Festivale yoğun ilgi vardı
Festivalimiz pek güzeldi fakat. Ayvalık halkı festivale çok yoğun ilgi gösterdi. Özellikle yeni Türk filmlerine yer bulmak, erken davranmayanlar için imkansızdı. Bir Berlin bir de Ayvalık benim için İstanbul’a alternatif olabilecek sayıda arkadaşımı barındırıyor. Ayvalık’a İstanbul’dan çok ciddi bir göç var anlayacağınız.
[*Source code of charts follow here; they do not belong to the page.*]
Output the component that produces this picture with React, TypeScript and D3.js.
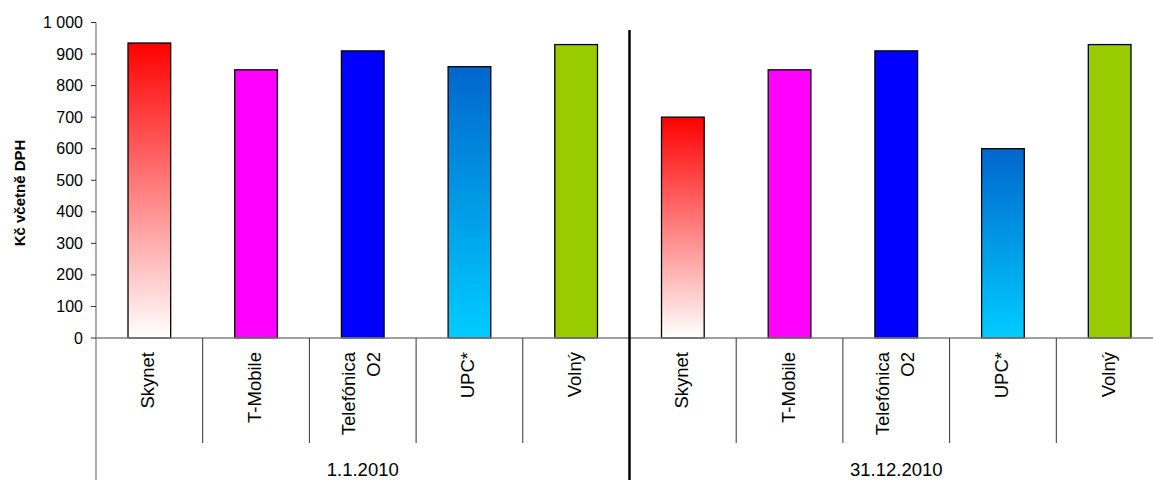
import React from "react";
import * as d3 from "d3";

const groups = ["1.1.2010", "31.12.2010"];
const operators = ["Skynet", "T-Mobile", "Telefónica O2", "UPC*", "Volný"];
const valuesJan = [935, 850, 910, 860, 930];
const valuesDec = [700, 850, 910, 600, 930];
const yTicks = [0, 100, 200, 300, 400, 500, 600, 700, 800, 900, 1000];
const yTitle = "Kč včetně DPH";

const fills: Record<string, string> = {
  "Skynet": "url(#gradRed)",
  "T-Mobile": "#FF00FF",
  "Telefónica O2": "#0000FF",
  "UPC*": "url(#gradBlue)",
  "Volný": "#99CC00",
};

const W = 1153;
const H = 480;
const left = 96;
const right = 1163;
const y0 = 338;
const yTop = 22.5;

const fmt = (v: number) => {
  const s = String(v);
  return s.length > 3 ? s.slice(0, s.length - 3) + " " + s.slice(-3) : s;
};

export default function App() {
  const rows = [valuesJan, valuesDec].flatMap((vals, gi) =>
    operators.map((op, i) => ({ key: gi + "|" + op, group: groups[gi], op, value: vals[i] }))
  );
  const x = d3
    .scaleBand<string>()
    .domain(rows.map((r) => r.key))
    .range([left, right])
    .paddingInner(0.6)
    .paddingOuter(0.3);
  const y = d3.scaleLinear().domain([0, 1000]).range([y0, yTop]);
  const step = x.step();
  const font = "Arial, 'Liberation Sans', sans-serif";

  return (
    <svg width={W} height={H} style={{ position: "absolute", left: 0, top: 0, background: "#fff" }}>
      <defs>
        <linearGradient id="gradRed" x1="0" y1="0" x2="0" y2="1">
          <stop offset="0" stopColor="#FF0000" />
          <stop offset="1" stopColor="#FFFFFF" />
        </linearGradient>
        <linearGradient id="gradBlue" x1="0" y1="0" x2="0" y2="1">
          <stop offset="0" stopColor="#0066CC" />
          <stop offset="1" stopColor="#00CCFF" />
        </linearGradient>
      </defs>

      {/* bars */}
      {rows.map((r) => (
        <rect
          key={r.key}
          x={x(r.key)!}
          y={y(r.value)}
          width={x.bandwidth()}
          height={y0 - y(r.value)}
          fill={fills[r.op]}
          stroke="#000"
          strokeWidth={1.3}
        />
      ))}

      {/* y axis */}
      <line x1={left} x2={left} y1={yTop} y2={H} stroke="#808080" strokeWidth={1.3} />
      {yTicks.map((t) => (
        <g key={t}>
          <line x1={left - 5} x2={left} y1={y(t)} y2={y(t)} stroke="#333" strokeWidth={1} />
          <text
            x={83}
            y={y(t)}
            textAnchor="end"
            dominantBaseline="central"
            fontFamily={font}
            fontSize={16}
            fill="#000"
          >
            {fmt(t)}
          </text>
        </g>
      ))}
      <text
        transform={`translate(19,${193}) rotate(-90)`}
        textAnchor="middle"
        dominantBaseline="central"
        fontFamily={font}
        fontSize={15}
        fontWeight="bold"
        fill="#000"
      >
        {yTitle}
      </text>

      {/* x axis */}
      <line x1={left} x2={right} y1={y0} y2={y0} stroke="#808080" strokeWidth={1.3} />
      {rows.map((r, i) => {
        const bx = x(r.key)! - (step - x.bandwidth()) / 2 + step;
        const isGroupEnd = (i + 1) % operators.length === 0;
        if (isGroupEnd) return null;
        return <line key={"sep" + r.key} x1={bx} x2={bx} y1={y0} y2={443} stroke="#333" strokeWidth={1} />;
      })}

      {/* category labels */}
      {rows.map((r) => {
        const cx = x(r.key)! + x.bandwidth() / 2;
        const lines = r.op === "Telefónica O2" ? ["Telefónica", "O2"] : [r.op];
        const gap = 25;
        return lines.map((ln, li) => {
          const off = (li - (lines.length - 1) / 2) * gap;
          const lx = cx - 1.5 + off;
          return (
            <text
              key={r.key + li}
              transform={`translate(${lx},352) rotate(-90)`}
              textAnchor="end"
              dominantBaseline="central"
              fontFamily={font}
              fontSize={18.5}
              fill="#000"
            >
              {ln}
            </text>
          );
        });
      })}

      {/* group labels & divider */}
      {groups.map((g, gi) => {
        const keys = rows.filter((r) => r.group === g).map((r) => r.key);
        const start = x(keys[0])! - (step - x.bandwidth()) / 2;
        const end = start + step * keys.length;
        return (
          <text
            key={g}
            x={(start + end) / 2}
            y={469}
            textAnchor="middle"
            dominantBaseline="central"
            fontFamily={font}
            fontSize={18.5}
            fill="#000"
          >
            {g}
          </text>
        );
      })}
      {(() => {
        const k = rows[operators.length].key;
        const dx = x(k)! - (step - x.bandwidth()) / 2;
        return <line x1={dx} x2={dx} y1={30} y2={H} stroke="#000" strokeWidth={2.5} />;
      })()}
    </svg>
  );
}
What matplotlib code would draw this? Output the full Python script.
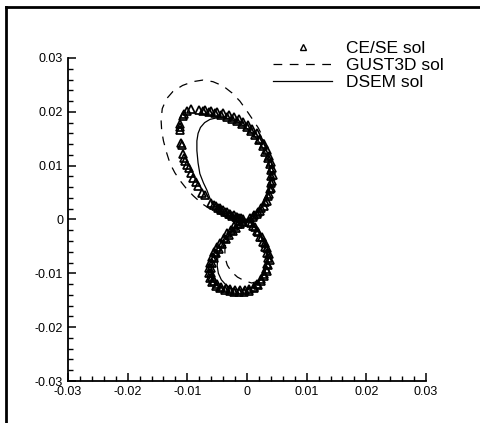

Yeni sezonda Başka Sinema’nın göstereceği ve büyük festivallerden ödül almış birçok film üç mekanda gösterildi. Ayrıca söyleşiler ve atölyeler yapıldı. Boş zamanlarda sinema konuşuldu. Yılın en iyi yönetmeni seçilen Nuri Bilge Ceylan’a ödül verildi. Festivalin bir tür havada kalan tek etkinliği buydu. Yarışma olmadan, o yönetmenin retrospektifi yapılmadan, yönetmenden en azından bir master class istenmeden, eline bir çek tutuşturmak çok anlamlı gelmedi çoğu kişiye. Yoksa NBC’nin yılın yönetmeni seçilmesine kimse itiraz etmedi.
Ayvalık Film Festivali’ne uzun ömürler diliyor, bu festivalin gerçekleştirilmesi için aylarca canla başla çalışan herkese teşekkür ediyorum.